Pricing in the hotel industry is no longer limited to the base rate. The so-called "pricing architecture" defines where a hotel's profitability is actually generated and its capacity to react to changes in demand. In practice, the technological system used determines whether the hotel anticipates revenue or, conversely, optimizes it in real time.
Three levels of management
The first level corresponds to static management, still predominant in much of the industry. It is based on setting a base price and applying linear surcharges to other occupancies. A triple room, for example, maintains the same surcharge in both high and low season. The result is a rigid structure: during periods of high demand, the hotel sells below its potential value, while during periods of low occupancy, the final price becomes uncompetitive and reduces conversion rates.
The second level introduces granular or dynamic management. Here, surcharges are adapted to the market context: they can be reduced to stimulate bookings during periods of lower demand or increased when occupancy is high to maximize revenue. This adjustability allows the direct channel to react more quickly than online travel agencies, improve conversion rates, and capture additional margin without altering the base rate. For many hotels, this point represents the balance between operational efficiency and profitability.
The third level corresponds to full automation. In this model, a revenue management system calculates the exact price of each occupancy using predictive algorithms and distributes it to all channels. While this is the ideal scenario, it requires complete technological integration between systems and extremely precise data management, which increases its operational complexity.

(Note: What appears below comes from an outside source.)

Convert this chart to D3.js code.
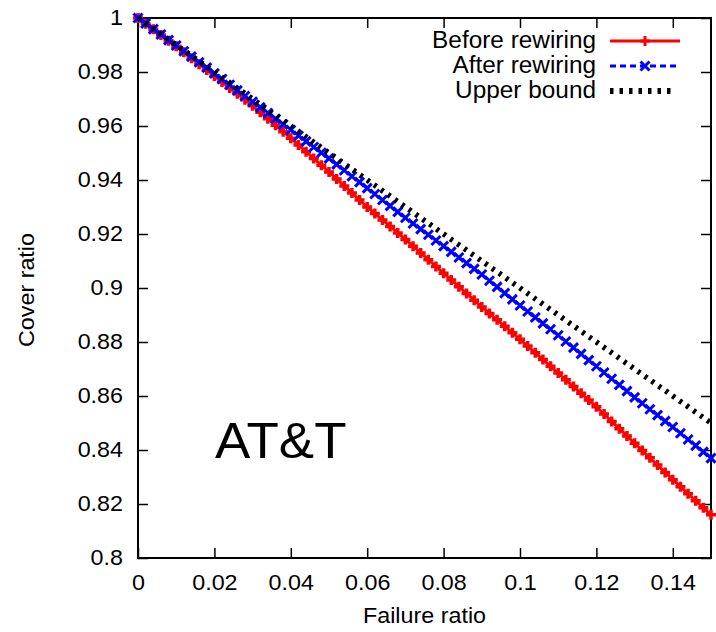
<!DOCTYPE html>
<html>
<head>
<meta charset="utf-8">
<script src="https://cdn.jsdelivr.net/npm/d3@7"></script>
<style>
  html, body { margin: 0; padding: 0; background: #fff; }
  svg { display: block; }
  text { font-family: "Liberation Sans", Arial, Helvetica, sans-serif; fill: #000; }
</style>
</head>
<body>
<svg id="chart" width="716" height="632"></svg>
<script>
// ---------- data ----------
const failureRatio = [
  0.000,0.002,0.004,0.006,0.008,0.010,0.012,0.014,0.016,0.018,
  0.020,0.022,0.024,0.026,0.028,0.030,0.032,0.034,0.036,0.038,
  0.040,0.042,0.044,0.046,0.048,0.050,0.052,0.054,0.056,0.058,
  0.060,0.062,0.064,0.066,0.068,0.070,0.072,0.074,0.076,0.078,
  0.080,0.082,0.084,0.086,0.088,0.090,0.092,0.094,0.096,0.098,
  0.100,0.102,0.104,0.106,0.108,0.110,0.112,0.114,0.116,0.118,
  0.120,0.122,0.124,0.126,0.128,0.130,0.132,0.134,0.136,0.138,
  0.140,0.142,0.144,0.146,0.148,0.150
];
const beforeRewiring = [
  1.0000,0.9979,0.9958,0.9937,0.9916,0.9895,0.9873,0.9851,0.9829,0.9807,
  0.9785,0.9763,0.9741,0.9719,0.9697,0.9675,0.9651,0.9627,0.9603,0.9579,
  0.9555,0.9530,0.9505,0.9480,0.9455,0.9430,0.9404,0.9378,0.9352,0.9326,
  0.9300,0.9276,0.9252,0.9228,0.9204,0.9180,0.9155,0.9130,0.9105,0.9080,
  0.9055,0.9030,0.9005,0.8980,0.8955,0.8930,0.8906,0.8882,0.8858,0.8834,
  0.8810,0.8785,0.8760,0.8735,0.8710,0.8685,0.8660,0.8635,0.8610,0.8585,
  0.8560,0.8533,0.8506,0.8479,0.8452,0.8425,0.8398,0.8371,0.8344,0.8317,
  0.8290,0.8264,0.8238,0.8212,0.8186,0.8160
];
const afterRewiring = [
  1.0000,0.9980,0.9959,0.9939,0.9918,0.9898,0.9877,0.9857,0.9836,0.9816,
  0.9795,0.9774,0.9753,0.9732,0.9711,0.9690,0.9669,0.9648,0.9627,0.9606,
  0.9585,0.9564,0.9543,0.9522,0.9501,0.9480,0.9458,0.9436,0.9414,0.9392,
  0.9370,0.9348,0.9326,0.9304,0.9282,0.9260,0.9239,0.9218,0.9197,0.9176,
  0.9155,0.9134,0.9113,0.9092,0.9071,0.9050,0.9027,0.9004,0.8981,0.8958,
  0.8935,0.8913,0.8891,0.8869,0.8847,0.8825,0.8802,0.8779,0.8756,0.8733,
  0.8710,0.8687,0.8664,0.8641,0.8618,0.8595,0.8573,0.8551,0.8529,0.8507,
  0.8485,0.8462,0.8439,0.8416,0.8393,0.8370
];
const upperX = [0.00,0.01,0.02,0.03,0.04,0.05,0.06,0.07,0.08,0.09,0.10,0.11,0.12,0.13,0.14,0.15];
const upperBound = [1.00,0.99,0.98,0.97,0.96,0.95,0.94,0.93,0.92,0.91,0.90,0.89,0.88,0.87,0.86,0.85];

const xTickValues = [0,0.02,0.04,0.06,0.08,0.10,0.12,0.14];
const xTickLabels = ["0","0.02","0.04","0.06","0.08","0.1","0.12","0.14"];
const yTickValues = [0.80,0.82,0.84,0.86,0.88,0.90,0.92,0.94,0.96,0.98,1.00];
const yTickLabels = ["0.8","0.82","0.84","0.86","0.88","0.9","0.92","0.94","0.96","0.98","1"];
const seriesNames = ["Before rewiring","After rewiring","Upper bound"];

// ---------- layout ----------
const svg = d3.select("#chart");
const L = 138, R = 711, T = 18, B = 558;
const SX = 1.06; // horizontal font stretch
const x = d3.scaleLinear().domain([0, 0.15]).range([L, R]);
const y = d3.scaleLinear().domain([0.8, 1.0]).range([B, T]);

const tickLen = 10;
// bottom axis
const gx = svg.append("g").attr("transform", `translate(0,${B})`)
  .call(d3.axisBottom(x).tickValues(xTickValues).tickSize(-tickLen).tickPadding(0)
    .tickFormat((d, i) => xTickLabels[i]));
gx.select(".domain").remove();
gx.selectAll(".tick line").attr("stroke", "#000").attr("stroke-width", 1.5);
gx.selectAll(".tick text").attr("y", null).attr("dy", null)
  .attr("transform", `translate(0,32) scale(${SX},1)`)
  .style("font-size", "22px");

// top mirror ticks
const gxt = svg.append("g").attr("transform", `translate(0,${T})`)
  .call(d3.axisTop(x).tickValues(xTickValues).tickSize(-tickLen).tickFormat(""));
gxt.select(".domain").remove();
gxt.selectAll(".tick line").attr("stroke", "#000").attr("stroke-width", 1.5);

// left axis
const gy = svg.append("g").attr("transform", `translate(${L},0)`)
  .call(d3.axisLeft(y).tickValues(yTickValues).tickSize(-tickLen).tickPadding(0)
    .tickFormat((d, i) => yTickLabels[i]));
gy.select(".domain").remove();
gy.selectAll(".tick line").attr("stroke", "#000").attr("stroke-width", 1.5);
gy.selectAll(".tick text").attr("x", null)
  .attr("transform", `translate(-15,-1) scale(${SX},1)`)
  .style("font-size", "22px");

// right mirror ticks
const gyr = svg.append("g").attr("transform", `translate(${R},0)`)
  .call(d3.axisRight(y).tickValues(yTickValues).tickSize(-tickLen).tickFormat(""));
gyr.select(".domain").remove();
gyr.selectAll(".tick line").attr("stroke", "#000").attr("stroke-width", 1.5);

// frame
svg.append("rect").attr("x", L).attr("y", T).attr("width", R - L).attr("height", B - T)
  .attr("fill", "none").attr("stroke", "#000").attr("stroke-width", 2);

// axis labels
svg.append("text").attr("transform", `translate(${(L + R) / 2},623) scale(${SX},1)`)
  .attr("text-anchor", "middle").style("font-size", "22px").text("Failure ratio");
svg.append("text").attr("transform", `translate(34,${(T + B) / 2 + 2}) rotate(-90) scale(${SX},1)`)
  .attr("text-anchor", "middle").style("font-size", "22px").text("Cover ratio");

// AT&T label
svg.append("text").attr("transform", `translate(215,458) scale(${SX},1)`)
  .style("font-size", "50px").text("AT&T");

// ---------- series ----------
const pts = (xs, ys) => xs.map((v, i) => [v, ys[i]]);
const line = d3.line().x(d => x(d[0])).y(d => y(d[1]));
const plusPath = s => `M${-s},0H${s}M0,${-s}V${s}`;
const crossPath = s => `M${-s},${-s}L${s},${s}M${-s},${s}L${s},${-s}`;

const redPts = pts(failureRatio, beforeRewiring);
const bluePts = pts(failureRatio, afterRewiring);
const upPts = pts(upperX, upperBound);

svg.append("path").datum(redPts).attr("d", line)
  .attr("fill", "none").attr("stroke", "#ff0000").attr("stroke-width", 3);
svg.append("g").selectAll("path").data(redPts).join("path")
  .attr("transform", d => `translate(${x(d[0])},${y(d[1])})`)
  .attr("d", plusPath(5)).attr("stroke", "#ff0000").attr("stroke-width", 3.5).attr("fill", "none");

svg.append("path").datum(bluePts).attr("d", line)
  .attr("fill", "none").attr("stroke", "#0000ff").attr("stroke-width", 3)
  .attr("stroke-dasharray", "6,4");
svg.append("g").selectAll("path").data(bluePts).join("path")
  .attr("transform", d => `translate(${x(d[0])},${y(d[1])})`)
  .attr("d", crossPath(4.5)).attr("stroke", "#0000ff").attr("stroke-width", 3).attr("fill", "none");

svg.append("path").datum(upPts).attr("d", line)
  .attr("fill", "none").attr("stroke", "#000").attr("stroke-width", 5.5)
  .attr("stroke-dasharray", "3,5.5");

// ---------- legend ----------
const legX1 = 610, legX2 = 680, legMid = 645, legTextX = 596;
const legY = [41, 66, 91];
const lg = svg.append("g");
seriesNames.forEach((name, i) => {
  lg.append("text").attr("transform", `translate(${legTextX},${legY[i] + 7}) scale(${SX},1)`)
    .attr("text-anchor", "end").style("font-size", "23px").text(name);
});
lg.append("line").attr("x1", legX1).attr("x2", legX2).attr("y1", legY[0]).attr("y2", legY[0])
  .attr("stroke", "#ff0000").attr("stroke-width", 3);
lg.append("path").attr("transform", `translate(${legMid},${legY[0]})`).attr("d", plusPath(5))
  .attr("stroke", "#ff0000").attr("stroke-width", 3);
lg.append("line").attr("x1", legX1).attr("x2", legX2).attr("y1", legY[1]).attr("y2", legY[1])
  .attr("stroke", "#0000ff").attr("stroke-width", 3).attr("stroke-dasharray", "6,4");
lg.append("path").attr("transform", `translate(${legMid},${legY[1]})`).attr("d", crossPath(4.5))
  .attr("stroke", "#0000ff").attr("stroke-width", 3);
lg.append("line").attr("x1", legX1).attr("x2", legX2 - 4).attr("y1", legY[2]).attr("y2", legY[2])
  .attr("stroke", "#000").attr("stroke-width", 6).attr("stroke-dasharray", "3.5,6");
</script>
</body>
</html>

Competing without lowering prices
One of the main conclusions is that competing with online travel agencies doesn't necessarily require lower rates. By maintaining parity in the base price and applying smart surcharges, the hotel can create a "technological disparity" in its favor. In low demand, the direct channel can offer a more attractive final price by adjusting surcharges, while in high demand it can capture margins that other channels fail to leverage due to their more rigid rules.
This approach allows you to sell at a lower price to the customer while simultaneously generating higher net revenue thanks to reduced intermediary costs. The key is to modify the surcharge, not the main fee.
The role of technology
When a hotel constantly needs to double its rates, spends hours checking exchange rates, or notices discrepancies between configured and published prices, the problem is usually not the sales strategy but the technological infrastructure. Profitability ceases to depend on the revenue team and becomes dependent on the system's limitations.
Modern revenue management focuses on managing margins as quickly as demand changes. The future lies not only in dynamic base rates but also in flexible surcharges, controlled by the hotel itself and capable of adapting to each market context. At this point, technology ceases to be merely an operational support tool and becomes the primary revenue driver.